The English translation of the foregoing canons here used is that of Woywod, a Roman priest, published at New York in 1918 with Imprimatur of the late Cardinal Farley. His work is entitled The New Code of Canon Law.

The Codex Juris Canonici, which by Canons 5 and 6 of its own text repeals and supersedes all previous conflicting legislation, derives its authority in the field of canon law solely from the will of the Sovereign Pontiff' as expressed in the bull Providentissima of Benedict XV promulgating the Codex. The pertinent words of the bull on that point follow:

"Therefore, having invoked the aid of Divine grace, and relying upon the authority of the Blessed Apostles Peter and Paul, of Our own accord and with certain knowledge, and in the fullness of the Apostolic power with which we are invested, by this Our Constitution, which We wish to be valid for all time, We promulgate, decree and order that the present Code, just as it is compiled, shall have from this time forth the power of law for the Universal Church, and We confide it to your custody and vigilance. Commentary on Canon Law, by Augustine, Volume I, page 67."

No other monarchy, hereditary or elective, was ever so completely removed from influence and control by the will of the people as the Papacy clothed with powers so uniquely autocratic.
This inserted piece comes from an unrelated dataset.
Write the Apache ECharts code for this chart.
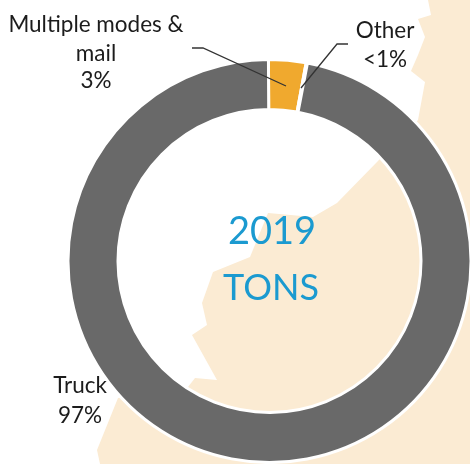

In more than seven centuries no layman has been permitted to have any voice in the selection of the Supreme Pontiffs, about a hundred in number, who have occupied the papal throne during that time. Emperors, Kings and plutocrats have indeed meddled in the conclaves freely by secret intrigue, but the hundreds of millions of people subject to the papal sway have been barred.

The canon law commits the choice off the Pope to the cardinals alone, whose number is limited to seventy. Under that law, the Pope creates all the cardinals and the cardinals choose the Pope. By shaping at will the personnel of the college of cardinals, each Pope can determine in large measure the choice and policy of his successor.

Though composing less than fifteen per cent of the Roman Catholics of the world, Italians have for centuries been studiously kept in numerical majority in the college of cardinals to prevent the possibility of placing any other nationality on the Pontifical throne,and the cardinals have not in modern times chosen any but one of themselves to occupy that throne.
No more selfish and designing closed corporation ever encumbered the earth. As the oligarchy of cardinals and the autocracy of the Pope, perpetuate themselves from age to age by the most effective political steamroller that ever crushed human rights, the will of the Roman Catholic people is suppressed and their voice is silenced by the canon law of the papal autocrat.

That law traverses and contradicts the American doctrine that governments derive their just powers from the consent of the governed and the French doctrine that sovereignty has its source in the nation. It asserts the basic papal doctrine that governments derive their power from God and that the Pope is the vicar and mouthpiece of God. America is the battlefield where the issue so presented must soon be determined for all mankind and for all time to come.